Organisation behind the tool
The Climate Impact Lab is a research collaboration led by the Energy Policy Institute at the University of Chicago (EPIC), with contributions from climate scientists, economists, data engineers and risk analysts, and partnerships with academic and international organisations.
What the tool does
- Quantifies local and sectoral impacts of climate change using evidence-based, data-driven methods.
- Integrates historical climate data with socioeconomic information to derive empirical relationships.
- Produces hyperlocal projections of climate effects (e.g. heat, drought, sea-level rise).
- Provides datasets and analytical models (e.g. Human Climate Horizons, Global Downscaled Projections).

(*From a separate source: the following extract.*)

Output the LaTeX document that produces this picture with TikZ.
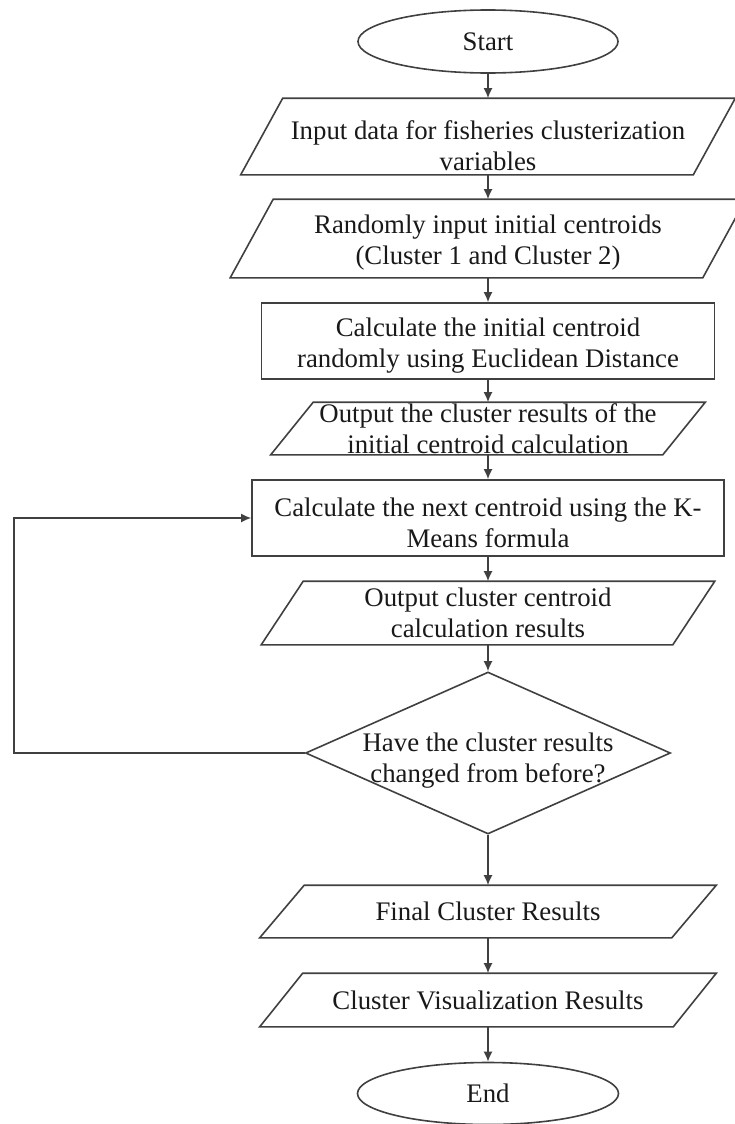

- Estimates the social cost of carbon and other greenhouse gases for cost-benefit analysis.
- Offers downloadable research datasets and tools supporting climate impact studies.
Target audience
Primary users include researchers, policymakers, economists and climate analysts. Other audiences comprise investors, public and private sector decision-makers, and sectors requiring climate risk data.
Relevance to finance professionals
- Risk assessment – Enables evaluation of exposure to climate hazards and economic impacts at regional or sector levels.
- ESG analysis – Supplies empirical data supporting environmental disclosures and climate-related reporting.
- Market/commodity insights – Offers projections that may inform analysis of agriculture, energy demand, labour productivity, and infrastructure risks.
- Investment context – Supports long-term investment decisions by quantifying future climate costs and informing adaptation and mitigation strategies.